## DESCRIPTION OF THE TASK
Transcribe all of the material exactly. Any picture in it should be left out.

## DATA
========================================================================
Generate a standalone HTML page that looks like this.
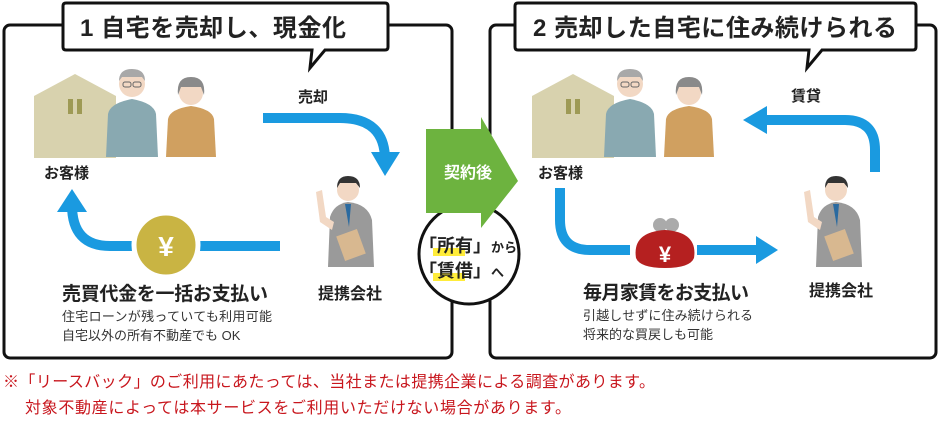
<!DOCTYPE html>
<html><head><meta charset="utf-8"><style>
body{margin:0;background:#fff;width:940px;height:418px;overflow:hidden}
text{font-family:"Liberation Sans","Noto Sans CJK JP",sans-serif}
</style></head><body>
<svg width="940" height="418" viewBox="0 0 940 418" xmlns="http://www.w3.org/2000/svg">
<defs>
<g id="house"><path d="M0,22 L41,0 L82,22 L82,84 L0,84Z" fill="#d8d2ae"/><rect x="34" y="25" width="5" height="15" fill="#9e9a55"/><rect x="43" y="25" width="5" height="15" fill="#9e9a55"/></g>
<g id="couple">
<circle cx="26" cy="15" r="13" fill="#f2d8c4"/><path d="M13,12 Q13,0 26,0 Q39,0 39,12 L36,8 L16,8Z" fill="#a8a8a8"/>
<rect x="17" y="13" width="8" height="5" rx="2" fill="none" stroke="#666" stroke-width="1"/><rect x="27" y="13" width="8" height="5" rx="2" fill="none" stroke="#666" stroke-width="1"/>
<path d="M0,88 L2,45 Q4,34 26,30 Q48,34 50,45 L52,88Z" fill="#89a9b1"/>
<circle cx="85" cy="24" r="12" fill="#f2d8c4"/><path d="M72,26 Q70,8 85,8 Q100,8 98,26 L95,18 L75,18Z" fill="#8a8a8a"/>
<path d="M60,88 L62,50 Q64,40 85,37 Q106,40 108,50 L110,88Z" fill="#d0a060"/>
</g>
<g id="staff">
<circle cx="40" cy="18" r="11" fill="#f2d8c4"/><path d="M29,16 Q29,4 40,4 Q52,4 52,16 L48,11 L32,11Z" fill="#333"/>
<path d="M20,95 L22,45 Q26,32 40,30 Q60,32 64,48 L66,95Z" fill="#9a9a9a"/>
<path d="M8,20 L14,18 L18,45 L26,50 L24,58 L12,50Z" fill="#f2d8c4"/>
<path d="M37,32 L43,32 L41,55Z" fill="#2a6aa0"/>
<rect x="32" y="60" width="22" height="26" fill="#d8b890" transform="rotate(-20 43 73)"/>
</g>
</defs>
<rect x="4" y="25" width="448" height="333" rx="6" fill="none" stroke="#111" stroke-width="3"/>
<rect x="490" y="25" width="446" height="333" rx="6" fill="none" stroke="#111" stroke-width="3"/>
<path d="M66,3 H385 Q388,3 388,6 V47 Q388,50 385,50 H325 L310,68 L312,50 H66 Q63,50 63,47 V6 Q63,3 66,3Z" fill="#fff" stroke="#111" stroke-width="3"/>
<text x="80" y="36" font-size="24" font-weight="bold" fill="#222" textLength="266">1 自宅を売却し、現金化</text>
<path d="M518,3 H913 Q916,3 916,6 V47 Q916,50 913,50 H822 L807,68 L809,50 H518 Q515,50 515,47 V6 Q515,3 518,3Z" fill="#fff" stroke="#111" stroke-width="3"/>
<text x="533" y="36" font-size="24" font-weight="bold" fill="#222" textLength="364">2 売却した自宅に住み続けられる</text>
<use href="#house" x="34" y="74"/>
<use href="#couple" x="106" y="69"/>
<text x="44" y="178" font-size="15" font-weight="bold" fill="#222">お客様</text>
<text x="298" y="102" font-size="15" font-weight="bold" fill="#222">売却</text>
<path d="M263,118 H340 Q385,118 385,160" fill="none" stroke="#1a9ae0" stroke-width="10"/>
<path d="M371,152 L385,176 L400,152Z" fill="#1a9ae0"/>
<path d="M280,246 H110 Q72,246 72,205" fill="none" stroke="#1a9ae0" stroke-width="10"/>
<path d="M57,212 L72,189 L87,212Z" fill="#1a9ae0"/>
<circle cx="166" cy="245" r="32" fill="#c9b443" stroke="#fff" stroke-width="5"/>
<text x="166" y="256" font-size="28" font-weight="bold" fill="#fff" text-anchor="middle">¥</text>
<use href="#staff" x="308" y="172"/>
<text x="318" y="299" font-size="16" font-weight="bold" fill="#222">提携会社</text>
<text x="62" y="300" font-size="19" font-weight="bold" fill="#222" textLength="206">売買代金を一括お支払い</text>
<text x="62" y="321" font-size="13" fill="#333" textLength="210">住宅ローンが残っていても利用可能</text>
<text x="62" y="340" font-size="13" fill="#333">自宅以外の所有不動産でも OK</text>
<circle cx="469" cy="254" r="50" fill="#fff" stroke="#111" stroke-width="3"/>
<path d="M426,129 H481 V117 L518,181 L481,228 V213 H426Z" fill="#6db33f"/>
<text x="468" y="178" font-size="16" font-weight="bold" fill="#fff" text-anchor="middle">契約後</text>
<rect x="433" y="248" width="32" height="8" fill="#ffec3a"/>
<rect x="433" y="273" width="32" height="8" fill="#ffec3a"/>
<text x="419" y="252" font-size="18" font-weight="bold" fill="#222">「所有」<tspan font-size="13">から</tspan></text>
<text x="419" y="277" font-size="18" font-weight="bold" fill="#222">「賃借」<tspan font-size="13">へ</tspan></text>
<use href="#house" x="532" y="74"/>
<use href="#couple" x="604" y="69"/>
<text x="538" y="178" font-size="15" font-weight="bold" fill="#222">お客様</text>
<text x="791" y="101" font-size="15" font-weight="bold" fill="#222">賃貸</text>
<path d="M875,172 V150 Q875,120 845,120 H760" fill="none" stroke="#1a9ae0" stroke-width="10"/>
<path d="M767,106 L743,120 L767,134Z" fill="#1a9ae0"/>
<path d="M560,188 V220 Q560,250 590,250 H630" fill="none" stroke="#1a9ae0" stroke-width="10"/>
<path d="M697,250 H760" fill="none" stroke="#1a9ae0" stroke-width="10"/>
<path d="M756,236 L778,250 L756,264Z" fill="#1a9ae0"/>
<circle cx="660" cy="225" r="7" fill="#aaa"/><circle cx="672" cy="225" r="7" fill="#aaa"/>
<path d="M636,258 Q632,232 665,230 Q698,232 694,258 Q690,268 665,268 Q640,268 636,258Z" fill="#b52020"/>
<text x="665" y="262" font-size="22" font-weight="bold" fill="#fff" text-anchor="middle">¥</text>
<use href="#staff" x="796" y="172"/>
<text x="809" y="296" font-size="16" font-weight="bold" fill="#222">提携会社</text>
<text x="583" y="299" font-size="19" font-weight="bold" fill="#222" textLength="166">毎月家賃をお支払い</text>
<text x="583" y="320" font-size="13" fill="#333" textLength="170">引越しせずに住み続けられる</text>
<text x="583" y="339" font-size="13" fill="#333">将来的な買戻しも可能</text>
<text x="3" y="387" font-size="16" fill="#c8161d" textLength="652">※「リースバック」のご利用にあたっては、当社または提携企業による調査があります。</text>
<text x="25" y="413" font-size="16" fill="#c8161d" textLength="546">対象不動産によっては本サービスをご利用いただけない場合があります。</text>
</svg>
</body></html>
========================================================================
## EXPECTED ANSWER
Generate a standalone HTML page that looks like this.
<!DOCTYPE html>
<html><head><meta charset="utf-8"><style>
body{margin:0;background:#fff;width:940px;height:418px;overflow:hidden}
text{font-family:"Liberation Sans","Noto Sans CJK JP",sans-serif}
</style></head><body>
<svg width="940" height="418" viewBox="0 0 940 418" xmlns="http://www.w3.org/2000/svg">
<defs>
<g id="house"><path d="M0,22 L41,0 L82,22 L82,84 L0,84Z" fill="#d8d2ae"/><rect x="34" y="25" width="5" height="15" fill="#9e9a55"/><rect x="43" y="25" width="5" height="15" fill="#9e9a55"/></g>
<g id="couple">
<circle cx="26" cy="15" r="13" fill="#f2d8c4"/><path d="M13,12 Q13,0 26,0 Q39,0 39,12 L36,8 L16,8Z" fill="#a8a8a8"/>
<rect x="17" y="13" width="8" height="5" rx="2" fill="none" stroke="#666" stroke-width="1"/><rect x="27" y="13" width="8" height="5" rx="2" fill="none" stroke="#666" stroke-width="1"/>
<path d="M0,88 L2,45 Q4,34 26,30 Q48,34 50,45 L52,88Z" fill="#89a9b1"/>
<circle cx="85" cy="24" r="12" fill="#f2d8c4"/><path d="M72,26 Q70,8 85,8 Q100,8 98,26 L95,18 L75,18Z" fill="#8a8a8a"/>
<path d="M60,88 L62,50 Q64,40 85,37 Q106,40 108,50 L110,88Z" fill="#d0a060"/>
</g>
<g id="staff">
<circle cx="40" cy="18" r="11" fill="#f2d8c4"/><path d="M29,16 Q29,4 40,4 Q52,4 52,16 L48,11 L32,11Z" fill="#333"/>
<path d="M20,95 L22,45 Q26,32 40,30 Q60,32 64,48 L66,95Z" fill="#9a9a9a"/>
<path d="M8,20 L14,18 L18,45 L26,50 L24,58 L12,50Z" fill="#f2d8c4"/>
<path d="M37,32 L43,32 L41,55Z" fill="#2a6aa0"/>
<rect x="32" y="60" width="22" height="26" fill="#d8b890" transform="rotate(-20 43 73)"/>
</g>
</defs>
<rect x="4" y="25" width="448" height="333" rx="6" fill="none" stroke="#111" stroke-width="3"/>
<rect x="490" y="25" width="446" height="333" rx="6" fill="none" stroke="#111" stroke-width="3"/>
<path d="M66,3 H385 Q388,3 388,6 V47 Q388,50 385,50 H325 L310,68 L312,50 H66 Q63,50 63,47 V6 Q63,3 66,3Z" fill="#fff" stroke="#111" stroke-width="3"/>
<text x="80" y="36" font-size="24" font-weight="bold" fill="#222" textLength="266">1 自宅を売却し、現金化</text>
<path d="M518,3 H913 Q916,3 916,6 V47 Q916,50 913,50 H822 L807,68 L809,50 H518 Q515,50 515,47 V6 Q515,3 518,3Z" fill="#fff" stroke="#111" stroke-width="3"/>
<text x="533" y="36" font-size="24" font-weight="bold" fill="#222" textLength="364">2 売却した自宅に住み続けられる</text>
<use href="#house" x="34" y="74"/>
<use href="#couple" x="106" y="69"/>
<text x="44" y="178" font-size="15" font-weight="bold" fill="#222">お客様</text>
<text x="298" y="102" font-size="15" font-weight="bold" fill="#222">売却</text>
<path d="M263,118 H340 Q385,118 385,160" fill="none" stroke="#1a9ae0" stroke-width="10"/>
<path d="M371,152 L385,176 L400,152Z" fill="#1a9ae0"/>
<path d="M280,246 H110 Q72,246 72,205" fill="none" stroke="#1a9ae0" stroke-width="10"/>
<path d="M57,212 L72,189 L87,212Z" fill="#1a9ae0"/>
<circle cx="166" cy="245" r="32" fill="#c9b443" stroke="#fff" stroke-width="5"/>
<text x="166" y="256" font-size="28" font-weight="bold" fill="#fff" text-anchor="middle">¥</text>
<use href="#staff" x="308" y="172"/>
<text x="318" y="299" font-size="16" font-weight="bold" fill="#222">提携会社</text>
<text x="62" y="300" font-size="19" font-weight="bold" fill="#222" textLength="206">売買代金を一括お支払い</text>
<text x="62" y="321" font-size="13" fill="#333" textLength="210">住宅ローンが残っていても利用可能</text>
<text x="62" y="340" font-size="13" fill="#333">自宅以外の所有不動産でも OK</text>
<circle cx="469" cy="254" r="50" fill="#fff" stroke="#111" stroke-width="3"/>
<path d="M426,129 H481 V117 L518,181 L481,228 V213 H426Z" fill="#6db33f"/>
<text x="468" y="178" font-size="16" font-weight="bold" fill="#fff" text-anchor="middle">契約後</text>
<rect x="433" y="248" width="32" height="8" fill="#ffec3a"/>
<rect x="433" y="273" width="32" height="8" fill="#ffec3a"/>
<text x="419" y="252" font-size="18" font-weight="bold" fill="#222">「所有」<tspan font-size="13">から</tspan></text>
<text x="419" y="277" font-size="18" font-weight="bold" fill="#222">「賃借」<tspan font-size="13">へ</tspan></text>
<use href="#house" x="532" y="74"/>
<use href="#couple" x="604" y="69"/>
<text x="538" y="178" font-size="15" font-weight="bold" fill="#222">お客様</text>
<text x="791" y="101" font-size="15" font-weight="bold" fill="#222">賃貸</text>
<path d="M875,172 V150 Q875,120 845,120 H760" fill="none" stroke="#1a9ae0" stroke-width="10"/>
<path d="M767,106 L743,120 L767,134Z" fill="#1a9ae0"/>
<path d="M560,188 V220 Q560,250 590,250 H630" fill="none" stroke="#1a9ae0" stroke-width="10"/>
<path d="M697,250 H760" fill="none" stroke="#1a9ae0" stroke-width="10"/>
<path d="M756,236 L778,250 L756,264Z" fill="#1a9ae0"/>
<circle cx="660" cy="225" r="7" fill="#aaa"/><circle cx="672" cy="225" r="7" fill="#aaa"/>
<path d="M636,258 Q632,232 665,230 Q698,232 694,258 Q690,268 665,268 Q640,268 636,258Z" fill="#b52020"/>
<text x="665" y="262" font-size="22" font-weight="bold" fill="#fff" text-anchor="middle">¥</text>
<use href="#staff" x="796" y="172"/>
<text x="809" y="296" font-size="16" font-weight="bold" fill="#222">提携会社</text>
<text x="583" y="299" font-size="19" font-weight="bold" fill="#222" textLength="166">毎月家賃をお支払い</text>
<text x="583" y="320" font-size="13" fill="#333" textLength="170">引越しせずに住み続けられる</text>
<text x="583" y="339" font-size="13" fill="#333">将来的な買戻しも可能</text>
<text x="3" y="387" font-size="16" fill="#c8161d" textLength="652">※「リースバック」のご利用にあたっては、当社または提携企業による調査があります。</text>
<text x="25" y="413" font-size="16" fill="#c8161d" textLength="546">対象不動産によっては本サービスをご利用いただけない場合があります。</text>
</svg>
</body></html>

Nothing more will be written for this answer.